**Task prompt**
Set down the lines from the one containing "Rebuild this chart" to the one containing "const fmt = p", both lines included, exactly as they stand and with no other lines.

(Rows from a dataset of charts and code)
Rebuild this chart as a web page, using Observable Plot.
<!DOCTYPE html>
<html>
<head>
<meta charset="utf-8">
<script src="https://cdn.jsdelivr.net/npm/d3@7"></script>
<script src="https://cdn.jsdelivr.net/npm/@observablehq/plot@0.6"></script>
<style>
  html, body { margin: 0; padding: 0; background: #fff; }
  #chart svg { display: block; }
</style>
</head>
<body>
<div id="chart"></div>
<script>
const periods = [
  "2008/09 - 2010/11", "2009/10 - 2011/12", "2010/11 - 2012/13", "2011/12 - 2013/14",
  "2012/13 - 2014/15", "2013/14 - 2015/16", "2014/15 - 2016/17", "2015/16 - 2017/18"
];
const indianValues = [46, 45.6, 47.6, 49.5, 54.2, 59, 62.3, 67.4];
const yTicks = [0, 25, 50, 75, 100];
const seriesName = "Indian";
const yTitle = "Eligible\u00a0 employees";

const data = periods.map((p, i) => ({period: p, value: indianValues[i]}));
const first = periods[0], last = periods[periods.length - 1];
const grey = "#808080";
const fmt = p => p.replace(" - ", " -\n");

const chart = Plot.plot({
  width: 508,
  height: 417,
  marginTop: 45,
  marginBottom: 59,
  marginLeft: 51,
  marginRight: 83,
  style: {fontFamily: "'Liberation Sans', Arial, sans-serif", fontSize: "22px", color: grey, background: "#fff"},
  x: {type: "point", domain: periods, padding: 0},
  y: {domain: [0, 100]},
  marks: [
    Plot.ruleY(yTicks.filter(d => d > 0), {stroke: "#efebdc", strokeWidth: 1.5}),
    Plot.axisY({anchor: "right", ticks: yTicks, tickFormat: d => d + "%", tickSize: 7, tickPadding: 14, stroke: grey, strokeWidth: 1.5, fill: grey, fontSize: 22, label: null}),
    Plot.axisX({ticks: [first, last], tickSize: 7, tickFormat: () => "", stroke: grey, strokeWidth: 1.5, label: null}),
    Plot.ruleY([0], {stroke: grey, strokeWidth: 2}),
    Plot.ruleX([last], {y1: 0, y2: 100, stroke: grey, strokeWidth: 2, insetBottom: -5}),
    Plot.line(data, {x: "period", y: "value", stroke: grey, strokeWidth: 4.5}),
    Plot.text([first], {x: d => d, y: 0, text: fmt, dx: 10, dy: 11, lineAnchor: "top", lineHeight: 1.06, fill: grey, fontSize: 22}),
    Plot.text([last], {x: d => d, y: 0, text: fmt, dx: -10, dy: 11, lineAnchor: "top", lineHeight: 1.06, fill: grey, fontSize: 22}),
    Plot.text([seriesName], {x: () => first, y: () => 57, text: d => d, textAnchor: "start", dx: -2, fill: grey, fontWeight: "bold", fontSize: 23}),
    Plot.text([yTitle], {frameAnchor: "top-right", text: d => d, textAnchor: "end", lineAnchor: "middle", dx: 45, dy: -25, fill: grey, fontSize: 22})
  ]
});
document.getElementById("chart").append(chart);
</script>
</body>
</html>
---
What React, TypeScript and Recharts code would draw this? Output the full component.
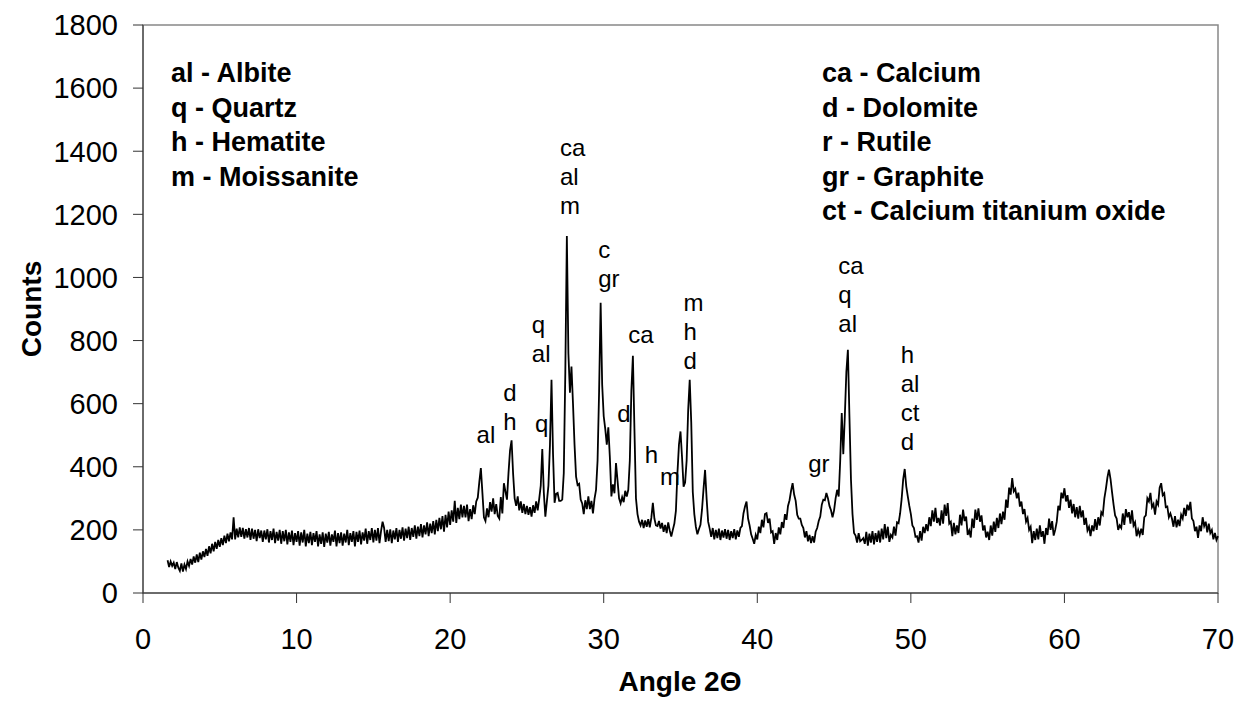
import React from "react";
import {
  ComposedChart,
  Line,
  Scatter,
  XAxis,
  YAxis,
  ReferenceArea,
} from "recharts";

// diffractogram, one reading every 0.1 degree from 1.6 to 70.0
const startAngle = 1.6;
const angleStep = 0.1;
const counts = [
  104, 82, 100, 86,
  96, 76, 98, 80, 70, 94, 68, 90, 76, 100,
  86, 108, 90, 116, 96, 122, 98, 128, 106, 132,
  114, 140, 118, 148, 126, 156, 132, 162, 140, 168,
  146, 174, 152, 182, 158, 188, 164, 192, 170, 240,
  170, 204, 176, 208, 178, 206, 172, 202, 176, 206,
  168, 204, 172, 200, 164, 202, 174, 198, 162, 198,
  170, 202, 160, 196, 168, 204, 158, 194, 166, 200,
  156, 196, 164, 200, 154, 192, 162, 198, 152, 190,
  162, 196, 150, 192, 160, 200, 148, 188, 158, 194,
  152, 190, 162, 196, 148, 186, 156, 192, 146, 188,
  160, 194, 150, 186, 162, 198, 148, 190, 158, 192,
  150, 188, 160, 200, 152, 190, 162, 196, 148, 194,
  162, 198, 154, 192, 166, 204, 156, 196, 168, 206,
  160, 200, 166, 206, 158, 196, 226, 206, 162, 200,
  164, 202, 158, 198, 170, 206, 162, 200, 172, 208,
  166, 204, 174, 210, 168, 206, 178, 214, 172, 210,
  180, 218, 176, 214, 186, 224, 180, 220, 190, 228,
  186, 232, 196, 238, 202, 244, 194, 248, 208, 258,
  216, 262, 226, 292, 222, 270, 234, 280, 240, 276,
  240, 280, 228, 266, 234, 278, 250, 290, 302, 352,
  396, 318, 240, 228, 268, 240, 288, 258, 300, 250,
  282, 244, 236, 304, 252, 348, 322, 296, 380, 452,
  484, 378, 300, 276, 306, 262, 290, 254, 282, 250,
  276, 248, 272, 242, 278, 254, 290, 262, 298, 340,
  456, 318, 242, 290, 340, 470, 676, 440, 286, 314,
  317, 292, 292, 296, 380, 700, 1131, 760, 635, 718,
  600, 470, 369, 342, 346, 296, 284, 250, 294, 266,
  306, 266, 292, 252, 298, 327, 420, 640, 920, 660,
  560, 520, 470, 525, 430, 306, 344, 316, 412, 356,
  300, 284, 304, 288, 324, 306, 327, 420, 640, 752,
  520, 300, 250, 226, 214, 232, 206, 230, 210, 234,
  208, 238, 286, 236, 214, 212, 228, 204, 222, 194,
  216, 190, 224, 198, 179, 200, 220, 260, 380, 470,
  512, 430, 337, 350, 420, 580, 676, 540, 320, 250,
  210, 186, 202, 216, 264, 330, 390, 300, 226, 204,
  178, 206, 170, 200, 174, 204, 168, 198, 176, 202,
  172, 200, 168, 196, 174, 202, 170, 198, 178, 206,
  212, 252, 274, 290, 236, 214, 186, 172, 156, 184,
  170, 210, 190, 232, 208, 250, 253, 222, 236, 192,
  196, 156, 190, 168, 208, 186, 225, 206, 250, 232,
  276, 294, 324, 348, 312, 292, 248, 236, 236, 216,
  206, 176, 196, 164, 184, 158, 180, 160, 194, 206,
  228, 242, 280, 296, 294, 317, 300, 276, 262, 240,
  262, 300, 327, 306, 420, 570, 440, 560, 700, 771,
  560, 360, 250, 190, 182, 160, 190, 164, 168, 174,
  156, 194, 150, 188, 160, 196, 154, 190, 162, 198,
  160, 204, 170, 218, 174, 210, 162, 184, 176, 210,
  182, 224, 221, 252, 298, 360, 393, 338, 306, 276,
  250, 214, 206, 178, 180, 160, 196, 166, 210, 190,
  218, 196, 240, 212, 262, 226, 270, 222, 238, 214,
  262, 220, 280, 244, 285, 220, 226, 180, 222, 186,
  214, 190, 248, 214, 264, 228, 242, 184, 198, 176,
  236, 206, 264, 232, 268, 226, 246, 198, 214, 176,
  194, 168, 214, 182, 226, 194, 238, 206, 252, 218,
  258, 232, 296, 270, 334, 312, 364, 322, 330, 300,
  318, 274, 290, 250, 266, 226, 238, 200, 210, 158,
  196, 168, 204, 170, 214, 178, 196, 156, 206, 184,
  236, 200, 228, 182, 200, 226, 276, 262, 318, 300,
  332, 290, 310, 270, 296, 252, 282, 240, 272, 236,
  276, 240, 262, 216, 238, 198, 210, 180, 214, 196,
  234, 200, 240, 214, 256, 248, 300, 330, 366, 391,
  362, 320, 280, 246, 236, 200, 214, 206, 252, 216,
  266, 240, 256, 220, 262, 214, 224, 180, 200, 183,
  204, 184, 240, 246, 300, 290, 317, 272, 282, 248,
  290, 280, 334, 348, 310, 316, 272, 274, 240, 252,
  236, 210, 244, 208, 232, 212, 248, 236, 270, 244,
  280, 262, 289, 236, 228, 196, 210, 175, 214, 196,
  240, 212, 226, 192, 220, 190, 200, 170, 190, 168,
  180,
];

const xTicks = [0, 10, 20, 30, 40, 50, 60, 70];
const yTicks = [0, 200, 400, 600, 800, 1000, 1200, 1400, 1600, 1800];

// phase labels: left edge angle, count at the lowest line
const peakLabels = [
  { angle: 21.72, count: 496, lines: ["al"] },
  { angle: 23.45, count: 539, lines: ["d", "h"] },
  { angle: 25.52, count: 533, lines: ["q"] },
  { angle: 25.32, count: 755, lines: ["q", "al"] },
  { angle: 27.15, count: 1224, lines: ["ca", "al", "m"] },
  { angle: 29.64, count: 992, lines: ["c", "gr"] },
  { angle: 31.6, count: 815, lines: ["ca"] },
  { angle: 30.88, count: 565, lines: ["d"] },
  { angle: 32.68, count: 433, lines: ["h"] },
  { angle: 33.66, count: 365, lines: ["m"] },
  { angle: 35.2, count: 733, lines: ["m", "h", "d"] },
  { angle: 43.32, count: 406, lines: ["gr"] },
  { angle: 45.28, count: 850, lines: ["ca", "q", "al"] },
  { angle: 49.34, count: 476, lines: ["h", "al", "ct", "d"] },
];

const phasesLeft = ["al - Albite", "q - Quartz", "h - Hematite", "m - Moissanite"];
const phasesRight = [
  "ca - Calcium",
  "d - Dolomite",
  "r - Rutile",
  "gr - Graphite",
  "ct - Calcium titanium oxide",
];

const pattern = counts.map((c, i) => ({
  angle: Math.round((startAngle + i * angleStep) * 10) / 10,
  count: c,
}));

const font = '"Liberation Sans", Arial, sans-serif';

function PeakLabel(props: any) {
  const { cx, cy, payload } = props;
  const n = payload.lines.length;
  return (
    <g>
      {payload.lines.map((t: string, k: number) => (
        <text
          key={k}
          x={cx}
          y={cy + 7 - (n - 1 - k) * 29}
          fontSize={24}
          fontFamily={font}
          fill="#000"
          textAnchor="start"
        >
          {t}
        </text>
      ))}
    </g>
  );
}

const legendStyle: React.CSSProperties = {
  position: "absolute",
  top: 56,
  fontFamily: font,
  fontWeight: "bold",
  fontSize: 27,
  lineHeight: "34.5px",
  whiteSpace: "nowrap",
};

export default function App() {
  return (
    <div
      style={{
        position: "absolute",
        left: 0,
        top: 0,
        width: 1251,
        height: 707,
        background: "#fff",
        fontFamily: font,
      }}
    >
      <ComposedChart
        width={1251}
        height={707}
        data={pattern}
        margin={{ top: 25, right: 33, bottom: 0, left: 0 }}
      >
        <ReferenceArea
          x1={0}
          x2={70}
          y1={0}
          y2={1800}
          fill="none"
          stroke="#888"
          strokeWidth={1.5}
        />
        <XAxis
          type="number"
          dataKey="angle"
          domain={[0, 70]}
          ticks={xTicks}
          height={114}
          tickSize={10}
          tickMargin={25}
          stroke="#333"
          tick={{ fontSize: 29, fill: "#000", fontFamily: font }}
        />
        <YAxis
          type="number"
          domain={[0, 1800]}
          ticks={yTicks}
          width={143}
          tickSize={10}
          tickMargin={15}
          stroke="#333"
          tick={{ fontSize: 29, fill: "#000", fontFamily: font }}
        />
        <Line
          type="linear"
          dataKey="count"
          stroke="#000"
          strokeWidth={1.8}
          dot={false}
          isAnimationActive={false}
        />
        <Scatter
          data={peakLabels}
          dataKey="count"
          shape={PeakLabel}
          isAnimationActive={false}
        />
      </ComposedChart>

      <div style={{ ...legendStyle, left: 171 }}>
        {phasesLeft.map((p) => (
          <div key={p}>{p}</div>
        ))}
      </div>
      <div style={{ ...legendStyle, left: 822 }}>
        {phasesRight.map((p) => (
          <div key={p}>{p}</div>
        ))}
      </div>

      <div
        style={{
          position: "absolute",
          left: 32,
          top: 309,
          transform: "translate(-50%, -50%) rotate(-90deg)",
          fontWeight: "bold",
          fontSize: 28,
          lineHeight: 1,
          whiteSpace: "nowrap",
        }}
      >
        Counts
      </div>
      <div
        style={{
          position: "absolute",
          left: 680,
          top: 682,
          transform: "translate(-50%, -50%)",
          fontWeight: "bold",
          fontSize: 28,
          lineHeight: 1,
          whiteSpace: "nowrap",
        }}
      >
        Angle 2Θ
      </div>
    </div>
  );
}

**Task response**
Rebuild this chart as a web page, using Observable Plot.
<!DOCTYPE html>
<html>
<head>
<meta charset="utf-8">
<script src="https://cdn.jsdelivr.net/npm/d3@7"></script>
<script src="https://cdn.jsdelivr.net/npm/@observablehq/plot@0.6"></script>
<style>
  html, body { margin: 0; padding: 0; background: #fff; }
  #chart svg { display: block; }
</style>
</head>
<body>
<div id="chart"></div>
<script>
const periods = [
  "2008/09 - 2010/11", "2009/10 - 2011/12", "2010/11 - 2012/13", "2011/12 - 2013/14",
  "2012/13 - 2014/15", "2013/14 - 2015/16", "2014/15 - 2016/17", "2015/16 - 2017/18"
];
const indianValues = [46, 45.6, 47.6, 49.5, 54.2, 59, 62.3, 67.4];
const yTicks = [0, 25, 50, 75, 100];
const seriesName = "Indian";
const yTitle = "Eligible\u00a0 employees";

const data = periods.map((p, i) => ({period: p, value: indianValues[i]}));
const first = periods[0], last = periods[periods.length - 1];
const grey = "#808080";
const fmt = p => p.replace(" - ", " -\n");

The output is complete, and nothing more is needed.